De Hart makes the case that Ginsburg would deserve a place in history even if she had never been elevated to the Supreme Court. Starting as a Rutgers law professor and an attorney for the Women’s Rights Project of the ACLU, she served on the front lines of the struggle for gender equality under the law. “In retrospect, Ginsburg’s embrace of feminism seems to have been an easy fit for a woman who, in many respects, ‘walked the walk’ before the street was named,” De Hart quips. Thus did Ginsburg turn herself into “‘a tiger for the Cause’ — ‘a quiet tiger, a moderate, sensible tiger, but a fearsome tiger’ nonetheless.”

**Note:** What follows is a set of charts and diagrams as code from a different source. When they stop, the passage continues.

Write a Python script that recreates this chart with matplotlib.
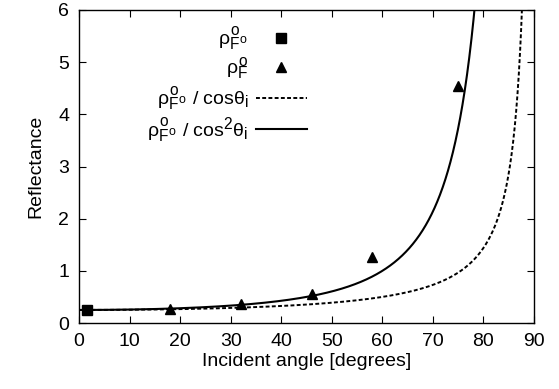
import numpy as np
import matplotlib
matplotlib.use("Agg")
import matplotlib.pyplot as plt
try:
    import matplotlib._mathtext as _mt
    _mt.SHRINK_FACTOR = 0.8
except Exception:
    pass

plt.rcParams['font.family'] = ['Liberation Sans', 'DejaVu Sans']
plt.rcParams['mathtext.fontset'] = 'custom'
plt.rcParams['mathtext.rm'] = 'Liberation Sans'
plt.rcParams['mathtext.it'] = 'Liberation Sans'
plt.rcParams['mathtext.bf'] = 'Liberation Sans:bold'

# data
normal_angle = [1.5]
normal_refl = [0.24]
meas_angles = [18, 32, 46, 58, 75]
meas_refl = [0.27, 0.36, 0.56, 1.27, 4.55]
rho0 = 0.25  # normal-incidence reflectance used by the model curves
xticks = [0, 10, 20, 30, 40, 50, 60, 70, 80, 90]
yticks = [0, 1, 2, 3, 4, 5, 6]

fig = plt.figure(figsize=(5.59, 3.89), dpi=100)
ax = fig.add_axes([79/559, 1-323/389, (534-79)/559, (323-10)/389])

th = np.linspace(0, 89.5, 2000)
c = np.cos(np.radians(th))

ax.plot(normal_angle, normal_refl, 's', color='black', ms=7.5, label=r'$\rho^{o}_{F^{o}}$', zorder=5)
ax.plot(meas_angles, meas_refl, '^', color='black', ms=6.5, label=r'$\rho^{o}_{F}$', zorder=5)
ax.plot(th, rho0 / c, color='black', lw=1.4, ls=(0, (2, 1.2)),
        label=r'$\rho^{o}_{F^{o}}$ / cos$\theta_{i}$')
ax.plot(th, rho0 / c**2, color='black', lw=1.5,
        label=r'$\rho^{o}_{F^{o}}$ / cos$^{2}\theta_{i}$')

ax.set_xlim(0, 90)
ax.set_ylim(0, 6)
ax.set_xticks(xticks)
ax.set_yticks(yticks)
ax.tick_params(direction='in', top=True, right=True, labelsize=14, length=5, width=0.8, pad=7)
for s in ax.spines.values():
    s.set_linewidth(1.0)
ax.set_xlabel('Incident angle [degrees]', fontsize=14, labelpad=2)
ax.set_ylabel('Reflectance', fontsize=14, labelpad=10)

leg = ax.legend(loc='upper right', bbox_to_anchor=(0.53, 0.997), frameon=False,
                markerfirst=False, fontsize=14, handlelength=2.6, handletextpad=0.4,
                labelspacing=0.12, borderpad=0.2)
for t in leg.get_texts():
    t.set_ha('right')

fig.savefig('out.png', dpi=100)
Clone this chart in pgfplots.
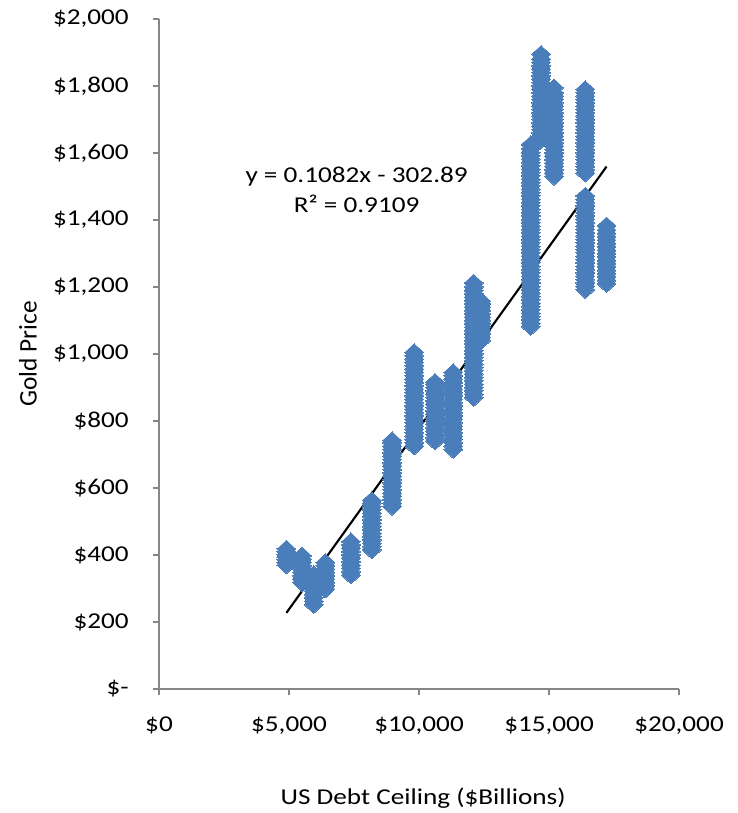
\documentclass[border=0pt]{standalone}
\usepackage{pgfplots}
\pgfplotsset{compat=1.18}
\usepackage{fontspec}
\setmainfont[FakeStretch=1.2]{Carlito}
\newfontfamily\plainfont{Carlito}
\definecolor{mk}{HTML}{4A7EBB}
\definecolor{ax}{HTML}{868686}
\begin{document}
\begin{tikzpicture}
\useasboundingbox (-119.25pt,-93pt) rectangle (434.25pt,516.75pt);
\begin{axis}[
  at={(0,0)}, anchor=south west,
  scale only axis, width=390pt, height=502.5pt,
  xmin=0, xmax=20000, ymin=0, ymax=2000,
  scaled x ticks=false, scaled y ticks=false,
  axis x line=bottom, axis y line=left,
  axis line style={-, ax, line width=0.9pt},
  tick style={ax, line width=0.9pt},
  tick align=outside, major tick length=4.5pt,
  xtick={0,5000,10000,15000,20000},
  xticklabels={\$0,\$5{,}000,\$10{,}000,\$15{,}000,\$20{,}000},
  ytick={0,200,400,600,800,1000,1200,1400,1600,1800,2000},
  yticklabels={\$-,\$200,\$400,\$600,\$800,\$1{,}000,\$1{,}200,\$1{,}400,\$1{,}600,\$1{,}800,\$2{,}000},
  tick label style={font=\fontsize{17}{20}\selectfont},
  yticklabel style={anchor=east, inner sep=0pt, xshift=-18pt},
  xticklabel style={anchor=north, inner sep=0pt, yshift=-16pt},
  xlabel={US Debt Ceiling (\$Billions)},
  ylabel={Gold Price},
  x label style={font=\fontsize{17}{20}\selectfont, at={(axis description cs:0.508,-0.1627)}, anchor=center},
  y label style={font=\plainfont\fontsize{19}{22}\selectfont, at={(axis description cs:-0.2519,0.5)}, anchor=center, rotate=0},
  clip=false,
]
\addplot[only marks, color=mk, mark=diamond*, mark size=6.5pt, mark options={solid, fill=mk, draw=mk, line width=0pt, xscale=1.45}] coordinates {
(4900,370) (4900,378) (4900,386) (4900,394) (4900,402) (4900,410) (4900,418)
(5500,318) (5500,328) (5500,338) (5500,348) (5500,358) (5500,368) (5500,378) (5500,388) (5500,398)
(5950,252) (5950,262) (5950,272) (5950,282) (5950,292) (5950,302) (5950,312) (5950,322) (5950,332) (5950,342)
(6400,298) (6400,308) (6400,318) (6400,328) (6400,338) (6400,348) (6400,358) (6400,368) (6400,378)
(7384,340) (7384,350) (7384,360) (7384,370) (7384,380) (7384,390) (7384,400) (7384,410) (7384,420) (7384,430) (7384,440)
(8184,415) (8184,425) (8184,435) (8184,445) (8184,455) (8184,465) (8184,475) (8184,485) (8184,495) (8184,505) (8184,515) (8184,525) (8184,535) (8184,545) (8184,555) (8184,563)
(8965,545) (8965,555) (8965,565) (8965,575) (8965,585) (8965,595) (8965,605) (8965,615) (8965,625) (8965,635) (8965,645) (8965,655) (8965,665) (8965,675) (8965,685) (8965,695) (8965,705) (8965,715) (8965,725) (8965,735) (8965,742)
(9815,725) (9815,735) (9815,745) (9815,755) (9815,765) (9815,775) (9815,785) (9815,795) (9815,805) (9815,815) (9815,825) (9815,835) (9815,845) (9815,855) (9815,865) (9815,875) (9815,885) (9815,895) (9815,905) (9815,915) (9815,925) (9815,935) (9815,945) (9815,955) (9815,965) (9815,975) (9815,985) (9815,995) (9815,1005)
(10615,740) (10615,750) (10615,760) (10615,770) (10615,780) (10615,790) (10615,800) (10615,810) (10615,820) (10615,830) (10615,840) (10615,850) (10615,860) (10615,870) (10615,880) (10615,890) (10615,900) (10615,910) (10615,916)
(11315,715) (11315,725) (11315,735) (11315,745) (11315,755) (11315,765) (11315,775) (11315,785) (11315,795) (11315,805) (11315,815) (11315,825) (11315,835) (11315,845) (11315,855) (11315,865) (11315,875) (11315,885) (11315,895) (11315,905) (11315,915) (11315,925) (11315,935) (11315,945)
(12104,870) (12104,880) (12104,890) (12104,900) (12104,910) (12104,920) (12104,930) (12104,940) (12104,950) (12104,960) (12104,970) (12104,980) (12104,990) (12104,1000) (12104,1010) (12104,1020) (12104,1030) (12104,1040) (12104,1050) (12104,1060) (12104,1070) (12104,1080) (12104,1090) (12104,1100) (12104,1110) (12104,1120) (12104,1130) (12104,1140) (12104,1150) (12104,1160) (12104,1170) (12104,1180) (12104,1190) (12104,1200) (12104,1212)
(12394,1040) (12394,1050) (12394,1060) (12394,1070) (12394,1080) (12394,1090) (12394,1100) (12394,1110) (12394,1120) (12394,1130) (12394,1140) (12394,1150) (12394,1158)
(14294,1082) (14294,1092) (14294,1102) (14294,1112) (14294,1122) (14294,1132) (14294,1142) (14294,1152) (14294,1162) (14294,1172) (14294,1182) (14294,1192) (14294,1202) (14294,1212) (14294,1222) (14294,1232) (14294,1242) (14294,1252) (14294,1262) (14294,1272) (14294,1282) (14294,1292) (14294,1302) (14294,1312) (14294,1322) (14294,1332) (14294,1342) (14294,1352) (14294,1362) (14294,1372) (14294,1382) (14294,1392) (14294,1402) (14294,1412) (14294,1422) (14294,1432) (14294,1442) (14294,1452) (14294,1462) (14294,1472) (14294,1482) (14294,1492) (14294,1502) (14294,1512) (14294,1522) (14294,1532) (14294,1542) (14294,1552) (14294,1562) (14294,1572) (14294,1582) (14294,1592) (14294,1602) (14294,1612) (14294,1625)
(14694,1640) (14694,1650) (14694,1660) (14694,1670) (14694,1680) (14694,1690) (14694,1700) (14694,1710) (14694,1720) (14694,1730) (14694,1740) (14694,1750) (14694,1760) (14694,1770) (14694,1780) (14694,1790) (14694,1800) (14694,1810) (14694,1820) (14694,1830) (14694,1840) (14694,1850) (14694,1860) (14694,1870) (14694,1880) (14694,1895)
(15194,1530) (15194,1540) (15194,1550) (15194,1560) (15194,1570) (15194,1580) (15194,1590) (15194,1600) (15194,1610) (15194,1620) (15194,1630) (15194,1640) (15194,1650) (15194,1660) (15194,1670) (15194,1680) (15194,1690) (15194,1700) (15194,1710) (15194,1720) (15194,1730) (15194,1740) (15194,1750) (15194,1760) (15194,1770) (15194,1780) (15194,1795)
(16394,1540) (16394,1550) (16394,1560) (16394,1570) (16394,1580) (16394,1590) (16394,1600) (16394,1610) (16394,1620) (16394,1630) (16394,1640) (16394,1650) (16394,1660) (16394,1670) (16394,1680) (16394,1690) (16394,1700) (16394,1710) (16394,1720) (16394,1730) (16394,1740) (16394,1750) (16394,1760) (16394,1770) (16394,1780) (16394,1790)
(16394,1192) (16394,1202) (16394,1212) (16394,1222) (16394,1232) (16394,1242) (16394,1252) (16394,1262) (16394,1272) (16394,1282) (16394,1292) (16394,1302) (16394,1312) (16394,1322) (16394,1332) (16394,1342) (16394,1352) (16394,1362) (16394,1372) (16394,1382) (16394,1392) (16394,1402) (16394,1412) (16394,1422) (16394,1432) (16394,1442) (16394,1452) (16394,1462) (16394,1472)
(17212,1210) (17212,1220) (17212,1230) (17212,1240) (17212,1250) (17212,1260) (17212,1270) (17212,1280) (17212,1290) (17212,1300) (17212,1310) (17212,1320) (17212,1330) (17212,1340) (17212,1350) (17212,1360) (17212,1370) (17212,1383)
};
\addplot[black, line width=1.6pt, no marks] coordinates {(4900,227.29) (17212,1559.45)};
\node[align=center, font=\fontsize{17}{23}\selectfont, inner sep=0pt] at (axis cs:7600,1490) {y = 0.1082x - 302.89\\R² = 0.9109};
\end{axis}
\end{tikzpicture}
\end{document}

Then, too, we are shown the flesh-and-blood Ginsburg, as when her daughter, Jane, recalls her mother’s “tenacity on matters of posture, tidiness, or diet,” De Hart writes. “Recalling her mother’s eagle eye for candy wrappers in the waste basket, she added, ‘Her searches and seizures of my childhood debris showed that Fourth Amendment principles held no place of honor in our household order.’ ” On significant occasions, such as an oral argument before the Supreme Court, Ginsburg would wear an item of jewelry that had belonged to her beloved mother. Ginsburg’s son, James, wrote a poem on her 50th birthday that captures her work ethic: “On three hours’ sleep you’re not always fun/But that’s okay, says thy sweet loving son.”

Case by case, decision by decision, De Hart shows how Ginsburg’s courtroom advocacy eventually leveraged her into a fateful judicial appointment to the Court of Appeals by President Jimmy Carter in 1980. Thirteen years later, hailing her “achievements, decency, humanity and fairness,” President Bill Clinton elevated her to the high court. While she was “fated to serve as a member of the minority among ever further right-leaning colleagues,” as De Hart puts it, and now finds herself on the wrong side of a baked-in 5-4 majority on the Supreme Court, De Hart insists on taking the long view.

“[S]he is too familiar with history to assume that progress is linear,” De Hart concludes. “Like liberty, equality, she believes, is never really won, but has to be fought for by each generation.”